• Exercise brief: Extract exactly the lines from the top of the records through the line containing "Chart.register(...registerables);", and keep pictures out of the copy.

• Information supplied:

------------------------------------------------------------------------

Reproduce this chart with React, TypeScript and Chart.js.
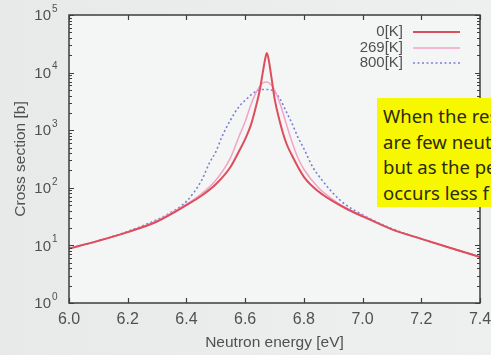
import React, { useEffect, useRef } from "react";
import { Chart, registerables } from "chart.js";

Chart.register(...registerables);

// ---- Data ----
const E_0K = [6.0, 6.1, 6.2, 6.3, 6.4, 6.45, 6.5, 6.55, 6.58, 6.6, 6.62, 6.64, 6.65, 6.66, 6.67, 6.674, 6.68, 6.69, 6.7, 6.72, 6.74, 6.76, 6.8, 6.85, 6.9, 6.95, 7.0, 7.1, 7.2, 7.3, 7.4];
const XS_0K = [8.8, 12, 17, 26, 50, 72, 115, 230, 440, 700, 1250, 3000, 5000, 10000, 19000, 22000, 17000, 8000, 3600, 1300, 600, 360, 155, 86, 58, 42, 32, 19, 13, 9, 6.3];

const E_269K = [6.0, 6.1, 6.2, 6.3, 6.4, 6.45, 6.5, 6.55, 6.58, 6.6, 6.62, 6.64, 6.66, 6.674, 6.69, 6.7, 6.72, 6.74, 6.76, 6.78, 6.8, 6.85, 6.9, 6.95, 7.0, 7.1, 7.2, 7.3, 7.4];
const XS_269K = [8.8, 12, 17, 27, 52, 78, 135, 330, 800, 1400, 2800, 4800, 6600, 6900, 6000, 5000, 2800, 1300, 620, 330, 210, 100, 62, 43, 33, 19, 13, 9, 6.3];

const E_800K = [6.0, 6.1, 6.2, 6.3, 6.35, 6.4, 6.45, 6.48, 6.5, 6.52, 6.55, 6.58, 6.6, 6.62, 6.64, 6.66, 6.68, 6.7, 6.72, 6.74, 6.76, 6.78, 6.8, 6.83, 6.86, 6.9, 6.94, 7.0, 7.1, 7.2, 7.3, 7.4];
const XS_800K = [8.8, 12, 17.5, 28, 38, 58, 130, 280, 420, 750, 1500, 2600, 3300, 4100, 4800, 5100, 5100, 4600, 3400, 2100, 1300, 750, 480, 230, 140, 80, 52, 34, 19.5, 13, 9, 6.3];

const SERIES_LABELS = ["0[K]", "269[K]", "800[K]"];
const X_TICKS = [6.0, 6.2, 6.4, 6.6, 6.8, 7.0, 7.2, 7.4];
const X_TICK_LABELS = ["6.0", "6.2", "6.4", "6.6", "6.8", "7.0", "7.2", "7.4"];
const Y_DECADES = [0, 1, 2, 3, 4, 5];
const Y_MINOR = [2, 3, 4, 5, 6, 7, 8, 9];
const X_TITLE = "Neutron energy [eV]";
const Y_TITLE = "Cross section [b]";
const NOTE_LINES = ["When the res", "are few neut", "but as the pe", "occurs less f"];

const toPoints = (xs: number[], ys: number[]) => xs.map((x, i) => ({ x, y: ys[i] }));

const FONT = '"Liberation Sans", Arial, sans-serif';
const TEXT = "#505050";
const FRAME = "#3d3d3d";

const framePlugin = {
  id: "framePlugin",
  beforeDatasetsDraw(chart: any) {
    const { ctx, chartArea: a } = chart;
    ctx.save();
    ctx.fillStyle = "#f4f6f5";
    ctx.fillRect(a.left, a.top, a.right - a.left, a.bottom - a.top);
    ctx.restore();
  },
  afterDatasetsDraw(chart: any) {
    const { ctx, chartArea: a } = chart;
    const xs = chart.scales.x;
    const ys = chart.scales.y;
    ctx.save();
    ctx.strokeStyle = FRAME;
    ctx.lineWidth = 1.5;
    ctx.strokeRect(a.left, a.top, a.right - a.left, a.bottom - a.top);

    ctx.lineWidth = 1.2;
    ctx.beginPath();
    X_TICKS.forEach((v) => {
      const px = Math.round(xs.getPixelForValue(v)) + 0.5;
      ctx.moveTo(px, a.bottom);
      ctx.lineTo(px, a.bottom - 5);
      ctx.moveTo(px, a.top);
      ctx.lineTo(px, a.top + 5);
    });
    Y_DECADES.forEach((d) => {
      const py = Math.round(ys.getPixelForValue(Math.pow(10, d))) + 0.5;
      ctx.moveTo(a.left, py);
      ctx.lineTo(a.left + 5, py);
      ctx.moveTo(a.right, py);
      ctx.lineTo(a.right - 5, py);
      if (d < 5) {
        Y_MINOR.forEach((m) => {
          const pm = Math.round(ys.getPixelForValue(m * Math.pow(10, d))) + 0.5;
          ctx.moveTo(a.left, pm);
          ctx.lineTo(a.left + 3, pm);
          ctx.moveTo(a.right, pm);
          ctx.lineTo(a.right - 3, pm);
        });
      }
    });
    ctx.stroke();

    // x tick labels
    ctx.fillStyle = TEXT;
    ctx.font = `16px ${FONT}`;
    ctx.textAlign = "center";
    ctx.textBaseline = "middle";
    X_TICKS.forEach((v, i) => {
      ctx.fillText(X_TICK_LABELS[i], xs.getPixelForValue(v), a.bottom + 17);
    });

    // y tick labels 10^n
    Y_DECADES.forEach((d) => {
      const py = ys.getPixelForValue(Math.pow(10, d));
      const xr = a.left - 18;
      ctx.font = `15px ${FONT}`;
      ctx.textAlign = "right";
      ctx.textBaseline = "middle";
      ctx.fillText("10", xr, py + 1);
      ctx.font = `10px ${FONT}`;
      ctx.textAlign = "left";
      ctx.fillText(String(d), xr + 1, py - 6);
    });

    // axis titles
    ctx.font = `15.5px ${FONT}`;
    ctx.textAlign = "center";
    ctx.textBaseline = "middle";
    ctx.fillText(X_TITLE, (a.left + a.right) / 2, a.bottom + 40);
    ctx.save();
    ctx.translate(21, (a.top + a.bottom) / 2);
    ctx.rotate(-Math.PI / 2);
    ctx.fillText(Y_TITLE, 0, 0);
    ctx.restore();

    // legend (text right-aligned, sample line to the right)
    const rowY = [a.top + 17, a.top + 33, a.top + 48];
    chart.data.datasets.forEach((ds: any, i: number) => {
      const y = rowY[i];
      ctx.font = `15px ${FONT}`;
      ctx.fillStyle = TEXT;
      ctx.textAlign = "right";
      ctx.textBaseline = "middle";
      ctx.fillText(ds.label, a.left + 334, y);
      ctx.save();
      ctx.strokeStyle = ds.borderColor;
      ctx.lineWidth = ds.borderWidth;
      ctx.setLineDash(ds.borderDash || []);
      ctx.beginPath();
      ctx.moveTo(a.left + 344, y);
      ctx.lineTo(a.left + 391, y);
      ctx.stroke();
      ctx.restore();
    });
    ctx.restore();
  },
};

export default function App() {
  const ref = useRef<HTMLCanvasElement | null>(null);

  useEffect(() => {
    if (!ref.current) return;
    const chart = new Chart(ref.current, {
      type: "line",
      data: {
        datasets: [
          {
            label: SERIES_LABELS[0],
            data: toPoints(E_0K, XS_0K),
            borderColor: "#dc4e5c",
            borderWidth: 2,
            pointRadius: 0,
            cubicInterpolationMode: "monotone",
          },
          {
            label: SERIES_LABELS[1],
            data: toPoints(E_269K, XS_269K),
            borderColor: "#f4a2c6",
            borderWidth: 1.5,
            pointRadius: 0,
            cubicInterpolationMode: "monotone",
          },
          {
            label: SERIES_LABELS[2],
            data: toPoints(E_800K, XS_800K),
            borderColor: "#7c7fd6",
            borderWidth: 1.6,
            borderDash: [2, 2.5],
            pointRadius: 0,
            cubicInterpolationMode: "monotone",
          },
        ],
      },
      options: {
        responsive: false,
        animation: false,
        layout: { padding: { left: 69, right: 11, top: 15, bottom: 52 } },
        scales: {
          x: { type: "linear", min: 6.0, max: 7.4, display: false },
          y: { type: "logarithmic", min: 1, max: 1e5, display: false },
        },
        plugins: { legend: { display: false }, tooltip: { enabled: false } },
      },
      plugins: [framePlugin],
    } as any);
    return () => chart.destroy();
  }, []);

  return (
    <div
      style={{
        position: "fixed",
        left: 0,
        top: 0,
        width: 491,
        height: 355,
        overflow: "hidden",
        background: "linear-gradient(to right, #e7eae9, #eef0ef)",
      }}
    >
      <canvas ref={ref} width={491} height={355} style={{ display: "block", width: 491, height: 355 }} />
      <div
        style={{
          position: "absolute",
          left: 377,
          top: 98,
          width: 114,
          height: 109,
          background: "#f7f700",
          overflow: "hidden",
          whiteSpace: "nowrap",
          boxSizing: "border-box",
          paddingLeft: 6,
          paddingTop: 5,
          fontFamily: '"Noto Sans", "Open Sans", sans-serif',
          fontSize: 18.5,
          lineHeight: "25.5px",
          color: "#2b2b10",
        }}
      >
        {NOTE_LINES.map((t, i) => (
          <div key={i}>{t}</div>
        ))}
      </div>
    </div>
  );
}
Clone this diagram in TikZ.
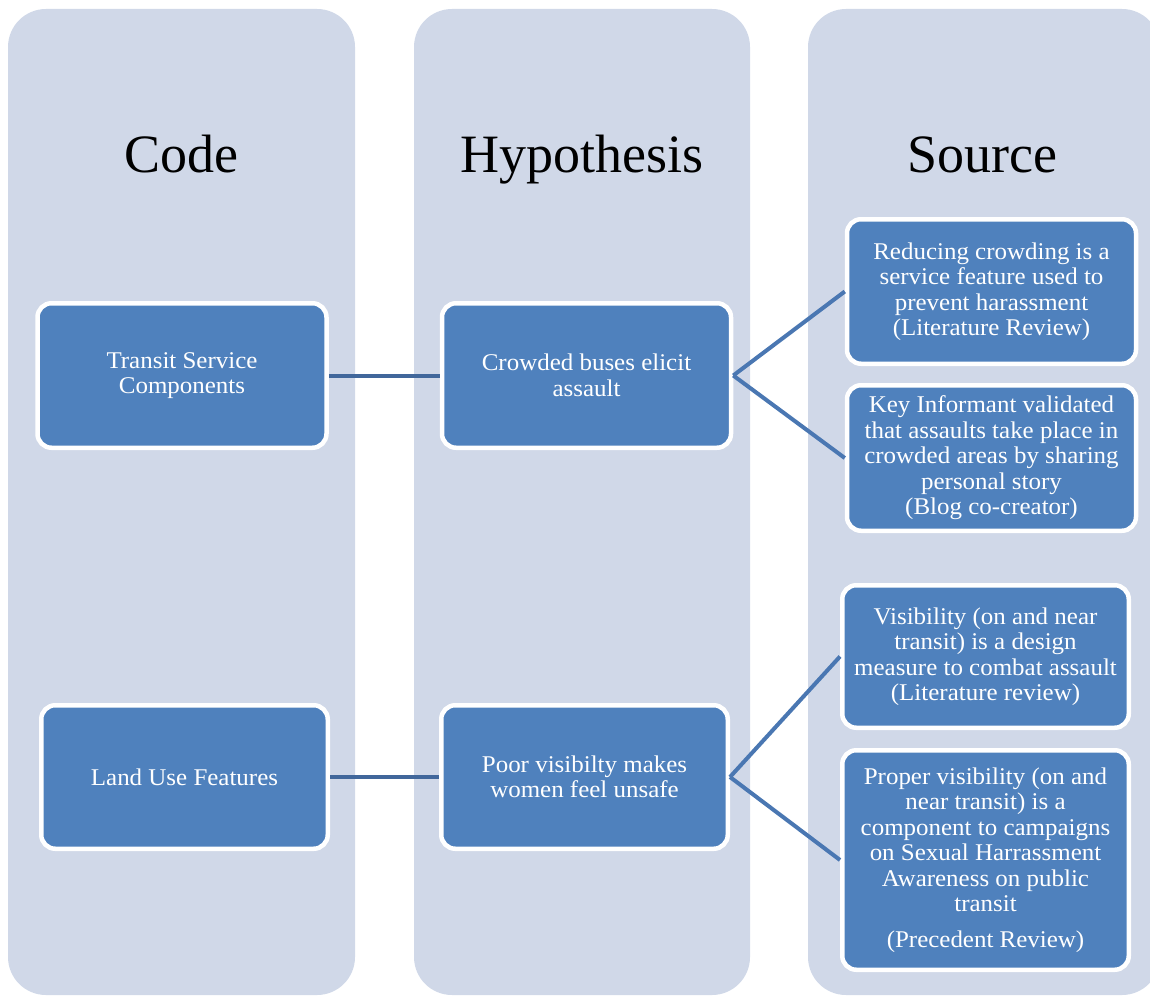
\documentclass[tikz,border=0pt]{standalone}
\usepackage{fontspec}
\setmainfont{Liberation Serif}
\newfontfamily\boxfont[FakeStretch=1.04]{Liberation Serif}
\definecolor{colbg}{HTML}{D0D8E8}
\definecolor{boxfill}{HTML}{4F81BD}
\definecolor{hline}{HTML}{41679B}
\definecolor{dline}{HTML}{4A77B2}
\begin{document}
\begin{tikzpicture}[x=1pt,y=-1pt,
  col/.style={fill=colbg, rounded corners=38pt},
  box/.style={draw=white, line width=4.5pt, fill=boxfill, rounded corners=14pt,
    text=white, align=center, inner sep=0pt,
    font=\boxfont\fontsize{24}{25.5}\selectfont,
    minimum width=289pt, minimum height=144.5pt},
  title/.style={font=\fontsize{54}{60}\selectfont, anchor=base, text=black},
  hconn/.style={draw=hline, line width=4pt},
  dconn/.style={draw=dline, line width=4pt}]
\useasboundingbox (0,0) rectangle (1150,995);
\clip (0,0) rectangle (1150,995);
% columns
\fill[col] (8,9) rectangle (355,995);
\fill[col] (414,9) rectangle (750,995);
\fill[col] (808,9) rectangle (1160,995);
% titles
\node[title] (tcode) at (181.5,173) {Code};
\node[title] (thyp) at (582,173) {Hypothesis};
\node[title] (tsrc) at (982,173) {Source};
% boxes
\node[box] (trans) at (182,375.5) {Transit Service\\Components};
\node[box] (crowd) at (586.5,375.5) {Crowded buses elicit\\assault};
\node[box] (red) at (991.5,291.5) {Reducing crowding is a\\service feature used to\\prevent harassment\\(Literature Review)};
\node[box, minimum height=145.5pt] (key) at (991.5,458) {Key Informant validated\\that assaults take place in\\crowded areas by sharing\\personal story\\(Blog co-creator)};
\node[box, minimum width=286.5pt, minimum height=143.5pt] (land) at (184.5,777) {Land Use Features};
\node[box, minimum width=286.5pt, minimum height=143.5pt] (poor) at (584.5,777) {Poor visibilty makes\\women feel unsafe};
\node[box, minimum width=286.5pt, minimum height=142.5pt] (vis) at (985.5,656.5) {Visibility (on and near\\transit) is a design\\measure to combat assault\\(Literature review)};
\node[box, minimum width=286.5pt, minimum height=219.5pt] (prop) at (985.5,860) {Proper visibility (on and\\near transit) is a\\component to campaigns\\on Sexual Harrassment\\Awareness on public\\transit\\[10pt](Precedent Review)};
% connectors
\draw[hconn] (trans.east) -- (crowd.west);
\draw[hconn] (land.east) -- (poor.west);
\draw[dconn] (crowd.east) -- (red.west);
\draw[dconn] (crowd.east) -- (key.west);
\draw[dconn] (poor.east) -- (vis.west);
\draw[dconn] (poor.east) -- (prop.west);
\end{tikzpicture}
\end{document}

------------------------------------------------------------------------

• Complete response:
Reproduce this chart with React, TypeScript and Chart.js.
import React, { useEffect, useRef } from "react";
import { Chart, registerables } from "chart.js";

Chart.register(...registerables);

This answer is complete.